* [Written request]: Print the entries in full, word for word, but not the pictures.

* [Exercise inputs]:
- - - -

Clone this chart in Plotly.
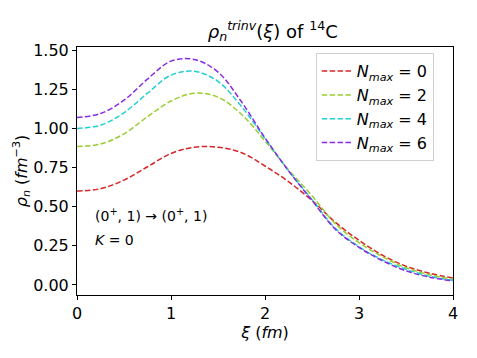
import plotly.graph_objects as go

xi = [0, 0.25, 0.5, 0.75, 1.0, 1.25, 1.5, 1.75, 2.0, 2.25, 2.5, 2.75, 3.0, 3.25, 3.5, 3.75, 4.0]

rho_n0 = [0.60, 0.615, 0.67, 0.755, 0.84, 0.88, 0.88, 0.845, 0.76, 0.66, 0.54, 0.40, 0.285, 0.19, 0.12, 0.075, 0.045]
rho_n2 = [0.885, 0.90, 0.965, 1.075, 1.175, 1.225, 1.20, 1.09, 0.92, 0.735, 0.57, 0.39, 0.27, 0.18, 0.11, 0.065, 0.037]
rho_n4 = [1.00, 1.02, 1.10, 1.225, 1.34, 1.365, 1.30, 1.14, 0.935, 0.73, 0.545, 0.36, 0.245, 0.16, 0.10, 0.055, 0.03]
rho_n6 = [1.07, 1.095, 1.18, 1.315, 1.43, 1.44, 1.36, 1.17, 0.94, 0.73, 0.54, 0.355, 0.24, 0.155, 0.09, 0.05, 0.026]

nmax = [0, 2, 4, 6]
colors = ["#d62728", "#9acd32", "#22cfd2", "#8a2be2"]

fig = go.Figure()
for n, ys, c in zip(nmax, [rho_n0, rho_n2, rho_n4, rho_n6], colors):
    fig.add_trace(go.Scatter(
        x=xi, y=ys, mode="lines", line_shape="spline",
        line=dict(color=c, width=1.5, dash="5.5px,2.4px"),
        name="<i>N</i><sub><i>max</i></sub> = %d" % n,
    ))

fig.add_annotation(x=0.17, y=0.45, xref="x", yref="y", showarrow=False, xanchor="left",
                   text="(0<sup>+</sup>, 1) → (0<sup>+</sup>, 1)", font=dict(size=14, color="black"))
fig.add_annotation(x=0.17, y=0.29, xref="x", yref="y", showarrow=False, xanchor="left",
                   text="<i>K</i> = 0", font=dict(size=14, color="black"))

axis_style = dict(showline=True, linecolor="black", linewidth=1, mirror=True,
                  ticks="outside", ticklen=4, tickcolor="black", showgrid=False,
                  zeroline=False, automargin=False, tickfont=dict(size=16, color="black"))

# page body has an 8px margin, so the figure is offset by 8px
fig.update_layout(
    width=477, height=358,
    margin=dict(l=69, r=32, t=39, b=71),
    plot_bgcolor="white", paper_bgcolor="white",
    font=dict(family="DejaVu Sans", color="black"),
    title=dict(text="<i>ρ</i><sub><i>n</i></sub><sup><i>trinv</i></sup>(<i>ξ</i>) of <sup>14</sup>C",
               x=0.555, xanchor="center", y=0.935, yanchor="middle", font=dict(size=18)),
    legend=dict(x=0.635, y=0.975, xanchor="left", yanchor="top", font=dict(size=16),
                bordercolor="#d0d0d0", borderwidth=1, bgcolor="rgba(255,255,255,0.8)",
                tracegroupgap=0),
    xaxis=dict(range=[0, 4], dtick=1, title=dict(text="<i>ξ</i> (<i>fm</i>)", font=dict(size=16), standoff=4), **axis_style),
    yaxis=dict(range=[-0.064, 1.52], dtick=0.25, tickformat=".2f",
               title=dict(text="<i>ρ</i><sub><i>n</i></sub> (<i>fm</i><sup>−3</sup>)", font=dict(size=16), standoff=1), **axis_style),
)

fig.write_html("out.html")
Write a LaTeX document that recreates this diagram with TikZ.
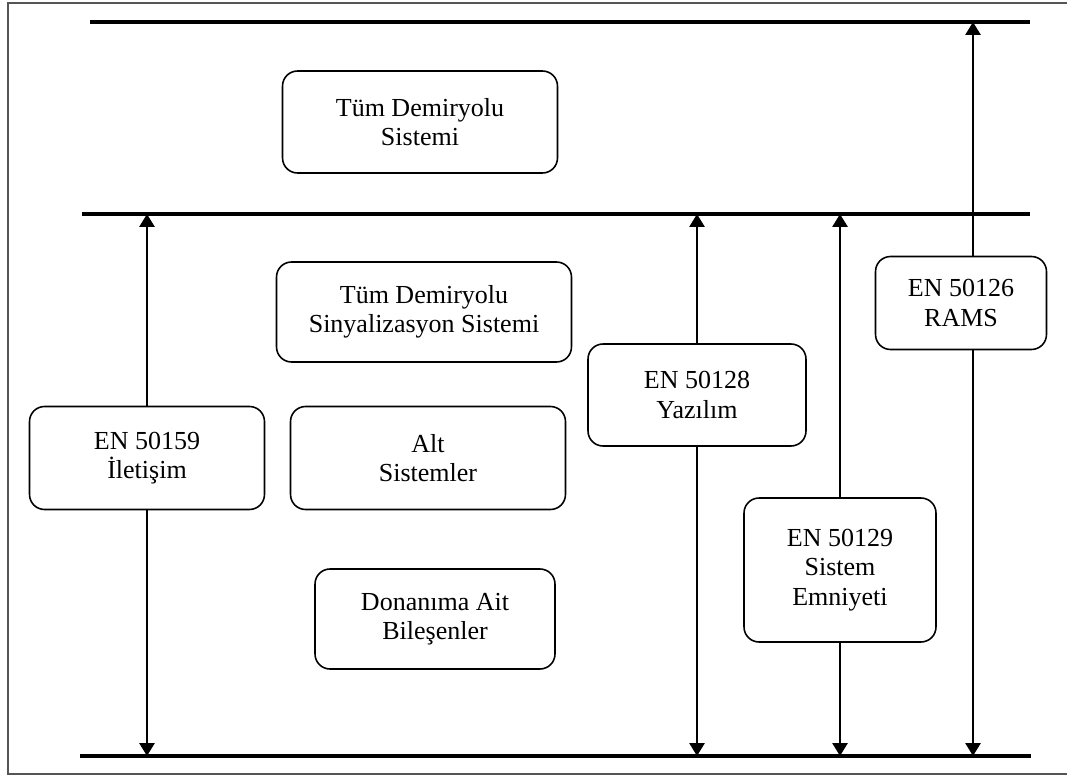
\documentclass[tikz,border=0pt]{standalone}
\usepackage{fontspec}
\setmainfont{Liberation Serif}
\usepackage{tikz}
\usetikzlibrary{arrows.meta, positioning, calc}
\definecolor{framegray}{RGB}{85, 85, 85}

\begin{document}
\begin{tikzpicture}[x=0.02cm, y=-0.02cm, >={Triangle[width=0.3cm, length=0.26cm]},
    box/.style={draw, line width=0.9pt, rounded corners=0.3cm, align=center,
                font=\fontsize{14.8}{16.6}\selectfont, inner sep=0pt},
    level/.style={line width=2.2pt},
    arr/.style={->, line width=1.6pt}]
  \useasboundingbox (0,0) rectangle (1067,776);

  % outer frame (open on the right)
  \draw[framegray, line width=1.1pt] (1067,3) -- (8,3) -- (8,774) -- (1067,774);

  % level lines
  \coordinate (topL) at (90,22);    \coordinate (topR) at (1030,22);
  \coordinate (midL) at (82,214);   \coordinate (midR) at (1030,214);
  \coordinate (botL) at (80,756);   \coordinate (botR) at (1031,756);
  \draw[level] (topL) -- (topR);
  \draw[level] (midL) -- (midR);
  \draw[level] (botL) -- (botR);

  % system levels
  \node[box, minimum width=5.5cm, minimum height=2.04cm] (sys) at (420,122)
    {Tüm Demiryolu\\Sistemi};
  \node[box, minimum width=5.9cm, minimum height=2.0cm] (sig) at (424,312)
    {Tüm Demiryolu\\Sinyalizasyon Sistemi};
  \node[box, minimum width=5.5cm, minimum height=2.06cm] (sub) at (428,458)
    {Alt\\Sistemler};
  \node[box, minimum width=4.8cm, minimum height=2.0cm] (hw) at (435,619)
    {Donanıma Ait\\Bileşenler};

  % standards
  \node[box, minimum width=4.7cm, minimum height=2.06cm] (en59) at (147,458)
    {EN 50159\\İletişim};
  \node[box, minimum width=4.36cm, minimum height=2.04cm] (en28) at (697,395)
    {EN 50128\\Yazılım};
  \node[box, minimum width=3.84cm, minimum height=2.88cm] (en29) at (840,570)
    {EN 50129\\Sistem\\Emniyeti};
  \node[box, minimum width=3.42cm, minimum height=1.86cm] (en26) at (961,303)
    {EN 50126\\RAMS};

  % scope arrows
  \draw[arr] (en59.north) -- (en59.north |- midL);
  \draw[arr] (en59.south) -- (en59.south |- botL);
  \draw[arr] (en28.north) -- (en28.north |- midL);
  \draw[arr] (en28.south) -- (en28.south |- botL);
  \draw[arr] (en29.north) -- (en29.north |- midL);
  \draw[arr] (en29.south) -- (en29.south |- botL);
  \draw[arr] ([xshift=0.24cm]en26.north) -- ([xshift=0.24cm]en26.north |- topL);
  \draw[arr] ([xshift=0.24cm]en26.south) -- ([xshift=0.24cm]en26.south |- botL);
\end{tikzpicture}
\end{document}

- - - -

* [Reply to the task]:
Clone this chart in Plotly.
import plotly.graph_objects as go

xi = [0, 0.25, 0.5, 0.75, 1.0, 1.25, 1.5, 1.75, 2.0, 2.25, 2.5, 2.75, 3.0, 3.25, 3.5, 3.75, 4.0]

rho_n0 = [0.60, 0.615, 0.67, 0.755, 0.84, 0.88, 0.88, 0.845, 0.76, 0.66, 0.54, 0.40, 0.285, 0.19, 0.12, 0.075, 0.045]
rho_n2 = [0.885, 0.90, 0.965, 1.075, 1.175, 1.225, 1.20, 1.09, 0.92, 0.735, 0.57, 0.39, 0.27, 0.18, 0.11, 0.065, 0.037]
rho_n4 = [1.00, 1.02, 1.10, 1.225, 1.34, 1.365, 1.30, 1.14, 0.935, 0.73, 0.545, 0.36, 0.245, 0.16, 0.10, 0.055, 0.03]
rho_n6 = [1.07, 1.095, 1.18, 1.315, 1.43, 1.44, 1.36, 1.17, 0.94, 0.73, 0.54, 0.355, 0.24, 0.155, 0.09, 0.05, 0.026]

nmax = [0, 2, 4, 6]
colors = ["#d62728", "#9acd32", "#22cfd2", "#8a2be2"]

fig = go.Figure()
for n, ys, c in zip(nmax, [rho_n0, rho_n2, rho_n4, rho_n6], colors):
    fig.add_trace(go.Scatter(
        x=xi, y=ys, mode="lines", line_shape="spline",
        line=dict(color=c, width=1.5, dash="5.5px,2.4px"),
        name="<i>N</i><sub><i>max</i></sub> = %d" % n,
    ))

fig.add_annotation(x=0.17, y=0.45, xref="x", yref="y", showarrow=False, xanchor="left",
                   text="(0<sup>+</sup>, 1) → (0<sup>+</sup>, 1)", font=dict(size=14, color="black"))
fig.add_annotation(x=0.17, y=0.29, xref="x", yref="y", showarrow=False, xanchor="left",
                   text="<i>K</i> = 0", font=dict(size=14, color="black"))

axis_style = dict(showline=True, linecolor="black", linewidth=1, mirror=True,
                  ticks="outside", ticklen=4, tickcolor="black", showgrid=False,
                  zeroline=False, automargin=False, tickfont=dict(size=16, color="black"))

# page body has an 8px margin, so the figure is offset by 8px
fig.update_layout(
    width=477, height=358,
    margin=dict(l=69, r=32, t=39, b=71),
    plot_bgcolor="white", paper_bgcolor="white",
    font=dict(family="DejaVu Sans", color="black"),
    title=dict(text="<i>ρ</i><sub><i>n</i></sub><sup><i>trinv</i></sup>(<i>ξ</i>) of <sup>14</sup>C",
               x=0.555, xanchor="center", y=0.935, yanchor="middle", font=dict(size=18)),
    legend=dict(x=0.635, y=0.975, xanchor="left", yanchor="top", font=dict(size=16),
                bordercolor="#d0d0d0", borderwidth=1, bgcolor="rgba(255,255,255,0.8)",
                tracegroupgap=0),
    xaxis=dict(range=[0, 4], dtick=1, title=dict(text="<i>ξ</i> (<i>fm</i>)", font=dict(size=16), standoff=4), **axis_style),
    yaxis=dict(range=[-0.064, 1.52], dtick=0.25, tickformat=".2f",
               title=dict(text="<i>ρ</i><sub><i>n</i></sub> (<i>fm</i><sup>−3</sup>)", font=dict(size=16), standoff=1), **axis_style),
)

fig.write_html("out.html")
Write a LaTeX document that recreates this diagram with TikZ.
\documentclass[tikz,border=0pt]{standalone}
\usepackage{fontspec}
\setmainfont{Liberation Serif}
\usepackage{tikz}
\usetikzlibrary{arrows.meta, positioning, calc}
\definecolor{framegray}{RGB}{85, 85, 85}

\begin{document}
\begin{tikzpicture}[x=0.02cm, y=-0.02cm, >={Triangle[width=0.3cm, length=0.26cm]},
    box/.style={draw, line width=0.9pt, rounded corners=0.3cm, align=center,
                font=\fontsize{14.8}{16.6}\selectfont, inner sep=0pt},
    level/.style={line width=2.2pt},
    arr/.style={->, line width=1.6pt}]
  \useasboundingbox (0,0) rectangle (1067,776);

  % outer frame (open on the right)
  \draw[framegray, line width=1.1pt] (1067,3) -- (8,3) -- (8,774) -- (1067,774);

  % level lines
  \coordinate (topL) at (90,22);    \coordinate (topR) at (1030,22);
  \coordinate (midL) at (82,214);   \coordinate (midR) at (1030,214);
  \coordinate (botL) at (80,756);   \coordinate (botR) at (1031,756);
  \draw[level] (topL) -- (topR);
  \draw[level] (midL) -- (midR);
  \draw[level] (botL) -- (botR);

  % system levels
  \node[box, minimum width=5.5cm, minimum height=2.04cm] (sys) at (420,122)
    {Tüm Demiryolu\\Sistemi};
  \node[box, minimum width=5.9cm, minimum height=2.0cm] (sig) at (424,312)
    {Tüm Demiryolu\\Sinyalizasyon Sistemi};
  \node[box, minimum width=5.5cm, minimum height=2.06cm] (sub) at (428,458)
    {Alt\\Sistemler};
  \node[box, minimum width=4.8cm, minimum height=2.0cm] (hw) at (435,619)
    {Donanıma Ait\\Bileşenler};

  % standards
  \node[box, minimum width=4.7cm, minimum height=2.06cm] (en59) at (147,458)
    {EN 50159\\İletişim};
  \node[box, minimum width=4.36cm, minimum height=2.04cm] (en28) at (697,395)
    {EN 50128\\Yazılım};
  \node[box, minimum width=3.84cm, minimum height=2.88cm] (en29) at (840,570)
    {EN 50129\\Sistem\\Emniyeti};
  \node[box, minimum width=3.42cm, minimum height=1.86cm] (en26) at (961,303)
    {EN 50126\\RAMS};

  % scope arrows
  \draw[arr] (en59.north) -- (en59.north |- midL);
  \draw[arr] (en59.south) -- (en59.south |- botL);
  \draw[arr] (en28.north) -- (en28.north |- midL);
  \draw[arr] (en28.south) -- (en28.south |- botL);
  \draw[arr] (en29.north) -- (en29.north |- midL);
  \draw[arr] (en29.south) -- (en29.south |- botL);
  \draw[arr] ([xshift=0.24cm]en26.north) -- ([xshift=0.24cm]en26.north |- topL);
  \draw[arr] ([xshift=0.24cm]en26.south) -- ([xshift=0.24cm]en26.south |- botL);
\end{tikzpicture}
\end{document}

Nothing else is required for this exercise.